— begin —

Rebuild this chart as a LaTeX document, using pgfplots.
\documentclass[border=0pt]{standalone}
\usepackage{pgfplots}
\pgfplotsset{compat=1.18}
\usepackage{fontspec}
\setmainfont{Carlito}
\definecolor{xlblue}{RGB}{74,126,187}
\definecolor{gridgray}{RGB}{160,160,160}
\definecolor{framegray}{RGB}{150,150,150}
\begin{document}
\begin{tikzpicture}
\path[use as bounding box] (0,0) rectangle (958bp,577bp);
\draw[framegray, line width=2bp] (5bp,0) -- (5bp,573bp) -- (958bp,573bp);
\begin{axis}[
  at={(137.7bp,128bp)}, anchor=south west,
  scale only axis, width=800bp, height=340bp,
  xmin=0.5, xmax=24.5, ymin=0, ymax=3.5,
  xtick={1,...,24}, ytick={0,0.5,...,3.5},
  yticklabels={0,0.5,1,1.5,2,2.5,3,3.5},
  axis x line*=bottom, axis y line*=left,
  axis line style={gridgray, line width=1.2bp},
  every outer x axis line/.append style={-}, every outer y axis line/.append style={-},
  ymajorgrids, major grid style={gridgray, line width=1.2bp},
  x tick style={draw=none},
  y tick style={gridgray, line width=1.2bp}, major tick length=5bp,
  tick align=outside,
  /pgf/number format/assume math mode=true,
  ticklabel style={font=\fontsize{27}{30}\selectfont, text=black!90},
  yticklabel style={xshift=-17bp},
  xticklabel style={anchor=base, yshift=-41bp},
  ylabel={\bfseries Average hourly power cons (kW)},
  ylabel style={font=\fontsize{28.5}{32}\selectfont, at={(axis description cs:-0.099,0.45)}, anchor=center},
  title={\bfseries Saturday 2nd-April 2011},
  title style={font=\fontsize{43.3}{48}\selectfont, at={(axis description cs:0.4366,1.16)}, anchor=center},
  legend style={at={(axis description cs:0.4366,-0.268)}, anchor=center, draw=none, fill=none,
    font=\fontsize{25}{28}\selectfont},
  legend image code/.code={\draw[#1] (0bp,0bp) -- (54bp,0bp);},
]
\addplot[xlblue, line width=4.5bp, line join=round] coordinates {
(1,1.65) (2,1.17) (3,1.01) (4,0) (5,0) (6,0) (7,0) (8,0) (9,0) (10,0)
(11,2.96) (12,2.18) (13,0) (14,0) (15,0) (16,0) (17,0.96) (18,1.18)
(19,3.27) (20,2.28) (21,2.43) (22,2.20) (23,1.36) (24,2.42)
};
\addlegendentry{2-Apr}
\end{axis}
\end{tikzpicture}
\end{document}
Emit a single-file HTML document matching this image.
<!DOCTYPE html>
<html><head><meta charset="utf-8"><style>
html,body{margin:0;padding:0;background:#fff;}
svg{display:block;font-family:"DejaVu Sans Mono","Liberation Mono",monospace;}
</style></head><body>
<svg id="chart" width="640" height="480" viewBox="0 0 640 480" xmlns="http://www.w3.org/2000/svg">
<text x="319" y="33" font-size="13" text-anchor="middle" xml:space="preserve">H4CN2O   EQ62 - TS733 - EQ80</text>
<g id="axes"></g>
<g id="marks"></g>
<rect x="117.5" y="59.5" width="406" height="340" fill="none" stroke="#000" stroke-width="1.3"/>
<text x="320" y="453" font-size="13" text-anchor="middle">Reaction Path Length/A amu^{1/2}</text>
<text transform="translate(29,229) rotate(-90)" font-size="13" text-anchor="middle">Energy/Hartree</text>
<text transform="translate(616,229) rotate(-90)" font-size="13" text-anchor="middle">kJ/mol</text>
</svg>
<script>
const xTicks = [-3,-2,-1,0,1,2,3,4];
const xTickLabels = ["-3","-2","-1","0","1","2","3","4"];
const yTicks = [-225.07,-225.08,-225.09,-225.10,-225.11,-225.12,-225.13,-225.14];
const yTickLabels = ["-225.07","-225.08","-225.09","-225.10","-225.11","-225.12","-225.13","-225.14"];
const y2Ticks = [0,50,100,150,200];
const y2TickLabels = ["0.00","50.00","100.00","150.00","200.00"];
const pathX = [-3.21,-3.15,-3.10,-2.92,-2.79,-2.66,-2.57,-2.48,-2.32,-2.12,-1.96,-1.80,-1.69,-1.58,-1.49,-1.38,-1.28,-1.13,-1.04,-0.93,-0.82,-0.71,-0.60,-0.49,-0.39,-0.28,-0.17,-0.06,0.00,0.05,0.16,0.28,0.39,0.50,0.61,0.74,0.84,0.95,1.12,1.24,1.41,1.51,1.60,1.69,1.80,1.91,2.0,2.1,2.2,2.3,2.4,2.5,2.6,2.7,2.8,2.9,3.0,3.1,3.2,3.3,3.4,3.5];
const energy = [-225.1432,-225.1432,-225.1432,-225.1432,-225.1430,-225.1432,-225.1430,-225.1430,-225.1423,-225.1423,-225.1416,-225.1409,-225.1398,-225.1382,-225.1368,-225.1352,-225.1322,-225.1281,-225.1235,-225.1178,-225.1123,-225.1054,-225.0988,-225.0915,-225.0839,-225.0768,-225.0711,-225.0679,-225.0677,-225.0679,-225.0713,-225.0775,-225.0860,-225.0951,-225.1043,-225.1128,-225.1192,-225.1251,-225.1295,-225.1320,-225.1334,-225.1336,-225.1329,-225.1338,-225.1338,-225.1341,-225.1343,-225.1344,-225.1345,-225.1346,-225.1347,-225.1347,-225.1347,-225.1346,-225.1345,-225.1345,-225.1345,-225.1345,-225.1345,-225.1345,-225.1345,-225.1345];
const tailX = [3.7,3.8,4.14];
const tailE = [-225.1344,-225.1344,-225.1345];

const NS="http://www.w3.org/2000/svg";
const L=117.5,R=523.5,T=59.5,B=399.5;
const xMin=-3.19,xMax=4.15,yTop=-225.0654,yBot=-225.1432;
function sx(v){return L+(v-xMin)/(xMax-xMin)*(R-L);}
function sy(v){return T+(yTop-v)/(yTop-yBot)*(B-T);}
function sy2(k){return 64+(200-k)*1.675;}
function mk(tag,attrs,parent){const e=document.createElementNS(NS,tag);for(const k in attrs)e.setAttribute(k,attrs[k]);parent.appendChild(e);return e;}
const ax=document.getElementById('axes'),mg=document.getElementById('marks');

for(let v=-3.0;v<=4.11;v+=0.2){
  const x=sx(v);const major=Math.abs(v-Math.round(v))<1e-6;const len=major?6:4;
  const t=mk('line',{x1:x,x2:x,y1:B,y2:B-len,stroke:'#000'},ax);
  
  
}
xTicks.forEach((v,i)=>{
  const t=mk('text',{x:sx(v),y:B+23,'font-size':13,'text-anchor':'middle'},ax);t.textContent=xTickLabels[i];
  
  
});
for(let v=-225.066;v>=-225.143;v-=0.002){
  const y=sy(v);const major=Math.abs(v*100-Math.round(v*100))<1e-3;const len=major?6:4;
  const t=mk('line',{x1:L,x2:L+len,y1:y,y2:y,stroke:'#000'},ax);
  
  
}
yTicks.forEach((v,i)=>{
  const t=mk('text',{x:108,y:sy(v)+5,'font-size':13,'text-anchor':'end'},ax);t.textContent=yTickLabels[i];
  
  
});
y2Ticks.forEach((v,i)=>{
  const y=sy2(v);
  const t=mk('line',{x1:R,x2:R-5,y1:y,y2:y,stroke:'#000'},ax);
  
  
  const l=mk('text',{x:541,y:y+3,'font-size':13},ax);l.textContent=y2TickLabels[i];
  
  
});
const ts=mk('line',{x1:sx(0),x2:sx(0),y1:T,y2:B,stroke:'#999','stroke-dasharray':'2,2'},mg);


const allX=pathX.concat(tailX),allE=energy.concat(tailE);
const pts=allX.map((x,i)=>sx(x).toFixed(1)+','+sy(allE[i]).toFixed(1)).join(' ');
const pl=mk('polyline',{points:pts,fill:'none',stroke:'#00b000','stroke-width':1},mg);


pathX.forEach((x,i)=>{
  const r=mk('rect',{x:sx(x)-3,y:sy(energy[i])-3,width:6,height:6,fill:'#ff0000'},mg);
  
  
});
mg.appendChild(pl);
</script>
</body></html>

— end —

OBJECTIVE.
Search the data above for the string "this" and copy each line that has it.

EXERCISE SOLUTION.
Rebuild this chart as a LaTeX document, using pgfplots.
Emit a single-file HTML document matching this image.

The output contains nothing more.